Cameron and Clegg - studious Nick Robinson and a BBC studio audience quizzed the Prime Minister and Deputy Prime Minister about the budget earlier this evening.  Robinson's aim seemed to be to put them under pressure over the measures and fairness - public and private sector workers argued respectively that they're doing badly, and in most cases that the other's doing better.  You can read the transcript here.

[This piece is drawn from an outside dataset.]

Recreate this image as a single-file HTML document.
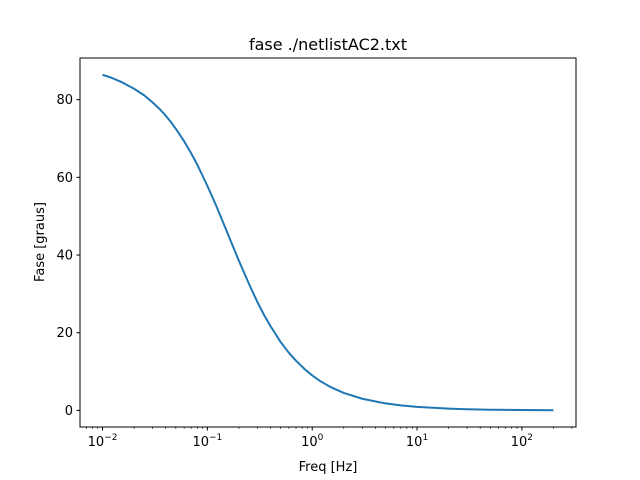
<!DOCTYPE html>
<html><head><meta charset="utf-8"><style>
body{margin:0;background:#fff;}
svg{display:block;font-family:"DejaVu Sans","Liberation Sans",sans-serif;}
</style></head><body>
<svg id="chart" width="640" height="480">
<rect width="640" height="480" fill="#fff"/>
<text x="328" y="50" font-size="16" text-anchor="middle">fase ./netlistAC2.txt</text>
<g id="ticks"></g>
<path id="curve" fill="none" stroke="#1f77b4" stroke-width="2" stroke-linejoin="round"/>
<rect x="80" y="58" width="496" height="369" fill="none" stroke="#000" stroke-width="1"/>
<text x="328" y="471" font-size="13" text-anchor="middle">Freq [Hz]</text>
<text transform="translate(44,242) rotate(-90)" font-size="13" text-anchor="middle">Fase [graus]</text>
</svg>
<script>
const freqs=[0.01,0.012,0.015,0.02,0.025,0.03,0.035,0.04,0.045,0.05,0.06,0.07,0.08,0.1,0.12,0.15,0.17,0.2,0.25,0.3,0.35,0.4,0.5,0.6,0.7,0.85,1,1.2,1.5,2,3,5,7,10,20,30,50,100,200];
const phase=[86.4,85.7,84.6,82.8,81.1,79.3,77.6,75.9,74.2,72.5,69.3,66.2,63.3,57.8,53.0,46.7,43.1,38.5,32.5,27.9,24.4,21.7,17.6,14.8,12.8,10.6,9.0,7.5,6.0,4.5,3.0,1.8,1.3,0.9,0.46,0.3,0.18,0.09,0.05];
const xTickExps=[-2,-1,0,1,2];
const yTicks=[0,20,40,60,80];
const L=80,R=576,T=58,B=427;
const xmin=-2.215,xmax=2.516,ymin=-4.27,ymax=90.72;
const X=f=>L+(Math.log10(f)-xmin)/(xmax-xmin)*(R-L);
const Y=v=>B-(v-ymin)/(ymax-ymin)*(B-T);
const NS="http://www.w3.org/2000/svg";
const g=document.getElementById('ticks');
function mk(t,a){const e=document.createElementNS(NS,t);for(const k in a)e.setAttribute(k,a[k]);g.appendChild(e);return e;}
for(const e of xTickExps){
  const x=X(Math.pow(10,e));
  const l=mk('line',{x1:x,x2:x,y1:B,y2:B+3.5,stroke:'#000'});
  
  
  const t=mk('text',{x:x,y:B+19,'font-size':13,'text-anchor':'middle'});
  
  
  t.textContent='10';
  const s=document.createElementNS(NS,'tspan');s.setAttribute('dy','-6');s.setAttribute('font-size','9');s.textContent=e<0?'\u2212'+(-e):''+e;t.appendChild(s);
}
for(let e=-3;e<=2;e++)for(let m=2;m<=9;m++){
  const f=m*Math.pow(10,e),lx=Math.log10(f);
  if(lx<xmin||lx>xmax)continue;
  const x=X(f);
  const l=mk('line',{x1:x,x2:x,y1:B,y2:B+2,stroke:'#000','stroke-width':0.6});
  
  
}
for(const v of yTicks){
  const y=Y(v);
  const l=mk('line',{x1:L-3.5,x2:L,y1:y,y2:y,stroke:'#000'});
  
  
  const t=mk('text',{x:L-7,y:y+4.5,'font-size':13,'text-anchor':'end'});
  
  
  t.textContent=v;
}
document.getElementById('curve').setAttribute('d',freqs.map((f,i)=>(i?'L':'M')+X(f).toFixed(2)+','+Y(phase[i]).toFixed(2)).join(''));
</script>
</body></html>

Not one audience member had a good word to say about the budget - or the motives of either man.  It was doubtless selected with this in mind.  I'm far from convinced that in this way it was representative of the whole country, but it certainly presaged the sound and fury that'll be heard when spending's reined in and taxes rise further.  Cameron and Clegg gave the world no big new story, but the interview confirmed the following -

  • The Opposition and media ploy is to try to detach Clegg from his backbenchers.  The Deputy Prime Minister was constantly pressured to defend his Party's alliance with the Conservatives - especially on cuts (I use the word as a shorthand), VAT and bankers.  The aim of the assault isn't so much to divide Clegg and Cameron - though a public "split" would certainly provide Labour with an opportunity and the media with a story.  Rather, it's to work away at the pressure points between Clegg and his backbenchers until they break.  This has been Harriet Harman's gambit to date at Prime Minister's questions, and in her budget response yesterday.

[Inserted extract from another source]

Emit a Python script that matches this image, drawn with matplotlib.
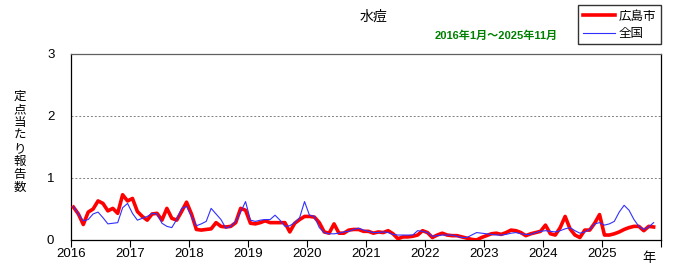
import matplotlib
matplotlib.use("Agg")
import matplotlib.pyplot as plt
import numpy as np

plt.rcParams["font.family"] = ["Liberation Sans", "Noto Sans CJK JP", "DejaVu Sans"]

years = ["2016", "2017", "2018", "2019", "2020", "2021", "2022", "2023", "2024", "2025"]

# monthly reports per sentinel, Jan 2016 .. Nov 2025
hiroshima = [
    0.53, 0.42, 0.25, 0.45, 0.50, 0.63, 0.59, 0.47, 0.51, 0.43, 0.73, 0.63,
    0.67, 0.46, 0.38, 0.32, 0.42, 0.43, 0.32, 0.51, 0.35, 0.32, 0.46, 0.61,
    0.42, 0.17, 0.16, 0.17, 0.18, 0.28, 0.22, 0.21, 0.22, 0.28, 0.51, 0.48,
    0.27, 0.26, 0.28, 0.31, 0.28, 0.28, 0.28, 0.28, 0.13, 0.27, 0.33, 0.38,
    0.38, 0.37, 0.28, 0.13, 0.11, 0.26, 0.11, 0.11, 0.16, 0.17, 0.17, 0.14,
    0.14, 0.11, 0.13, 0.12, 0.15, 0.10, 0.02, 0.05, 0.05, 0.06, 0.08, 0.15,
    0.12, 0.04, 0.08, 0.11, 0.08, 0.07, 0.07, 0.05, 0.03, 0.01, 0.00, 0.04,
    0.07, 0.10, 0.11, 0.09, 0.12, 0.16, 0.15, 0.12, 0.07, 0.10, 0.12, 0.14,
    0.24, 0.10, 0.08, 0.20, 0.38, 0.18, 0.08, 0.04, 0.16, 0.16, 0.27, 0.41,
    0.08, 0.08, 0.10, 0.13, 0.17, 0.20, 0.22, 0.22, 0.15, 0.22, 0.21,
]
national = [
    0.54, 0.42, 0.31, 0.33, 0.42, 0.45, 0.36, 0.26, 0.27, 0.28, 0.52, 0.59,
    0.43, 0.32, 0.35, 0.38, 0.43, 0.42, 0.27, 0.22, 0.20, 0.33, 0.51, 0.54,
    0.38, 0.23, 0.26, 0.30, 0.51, 0.42, 0.33, 0.19, 0.22, 0.30, 0.45, 0.62,
    0.32, 0.30, 0.32, 0.33, 0.33, 0.40, 0.32, 0.22, 0.23, 0.28, 0.36, 0.62,
    0.40, 0.38, 0.20, 0.12, 0.10, 0.10, 0.11, 0.13, 0.14, 0.17, 0.19, 0.16,
    0.14, 0.12, 0.12, 0.13, 0.12, 0.09, 0.08, 0.08, 0.08, 0.08, 0.15, 0.14,
    0.12, 0.06, 0.07, 0.08, 0.08, 0.08, 0.06, 0.04, 0.04, 0.08, 0.12, 0.11,
    0.10, 0.09, 0.08, 0.08, 0.09, 0.11, 0.12, 0.10, 0.09, 0.09, 0.12, 0.14,
    0.15, 0.14, 0.13, 0.15, 0.18, 0.20, 0.15, 0.11, 0.13, 0.17, 0.26, 0.28,
    0.24, 0.26, 0.30, 0.45, 0.56, 0.48, 0.33, 0.22, 0.17, 0.21, 0.28,
]

x = np.arange(len(hiroshima)) + 0.5
jp = ["Noto Sans CJK JP", "DejaVu Sans"]

fig = plt.figure(figsize=(7.0, 2.78), dpi=100)
ax = fig.add_axes([71 / 700, 1 - 240 / 278, 590 / 700, 186 / 278])

ax.plot(x, hiroshima, color="#ff0000", lw=2.6, solid_joinstyle="round", label="広島市", zorder=3)
ax.plot(x, national, color="#3030ff", lw=0.8, label="全国", zorder=4)

ax.set_xlim(0, 120)
ax.set_ylim(0, 3)
ax.set_yticks([0, 1, 2, 3])
ax.set_xticks(np.arange(0, 121, 12))
ax.set_xticklabels(years + [""])
ax.tick_params(axis="x", direction="out", length=5, width=0.8, labelsize=9.5, pad=1)
ax.tick_params(axis="y", length=0, labelsize=9.5, pad=12)
for v in [1, 2, 3]:
    ax.axhline(v, color="#808080", lw=0.7, ls=(0, (2, 2)), zorder=1)
for s in ax.spines.values():
    s.set_color("black")
    s.set_linewidth(0.9)
ax.spines["top"].set_color("#606060")

ax.text(117.5, -0.3, "年", ha="center", va="center", fontsize=9.5, family=jp,
        transform=ax.transData, clip_on=False)

fig.text(20 / 700, 1 - 142 / 278, "\n".join("定点当たり報告数"), ha="center", va="center",
         fontsize=9, linespacing=1.0, family=jp)
fig.text(373 / 700, 1 - 17 / 278, "水痘", ha="center", va="center", fontsize=10, family=jp)
fig.text(558 / 700, 1 - 36 / 278, "2016年1月～2025年11月", ha="right", va="center",
         fontsize=8, color="#008000", fontweight="bold")

leg = fig.legend(loc="upper right", bbox_to_anchor=(662 / 700, 1 - 4 / 278),
                 prop={"family": jp, "size": 9}, frameon=True, fancybox=False,
                 edgecolor="black", handlelength=2.6, handletextpad=0.3,
                 borderpad=0.35, labelspacing=0.35, borderaxespad=0.1)
leg.get_frame().set_linewidth(1.0)

fig.savefig("out.png", dpi=100)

  • The Prime Minister and his Deputy are clearly "all in this together" - a point their appearance was meant to prove.  Like others, I still haven't adjusted to the idea, and still more the reality, of the Coalition.  While Labour and the Liberal Democrats have in some cases a common past and informal ties, there's been, to date, an absence of Conservative/Liberal Democrat links that I've remarked on before.  This makes the relaxed relationship between the two men all the more striking, as both assailed Labour for the mess it made of the economy.  If they carry on in the same way, it will become increasingly hard for either of these two young, very similar professional politicians to break the Coalition - even if many in their own parties want them to.
  • If you didn't already know, it would take you time to work out which is the Prime Minister.  I think that a visitor from another country, who didn't know which man was from a more left-wing Party, or who was number two to whom, would have been short of clues, but would have worked it out in the end.  On policy, Clegg positioned himself as a critic of the bankers just a little bit more than Cameron.  At the start, the Deputy Prime Minister was taking the lion's share of the questions.  The Prime Minister had to butt in at one point with an "I can answer that".  And although he referred once to "Nick", the compliment wasn't returned.  But by the end of the interview Cameron was fielding most of the flak, looked the more dominant of the two, and Clegg didn't try to upstage him.

I thought they did a pretty good job of making the Government's case.  Needless to say, the interview showed up the weaker points of what, overall, was a desperately-needed budget - a return to reality after years of illusion.  For me, Cameron's defence of the lamentable winter fuel payment (why didn't the Coalition axe this Brown boondoogle for the rich?) wasn't convincing.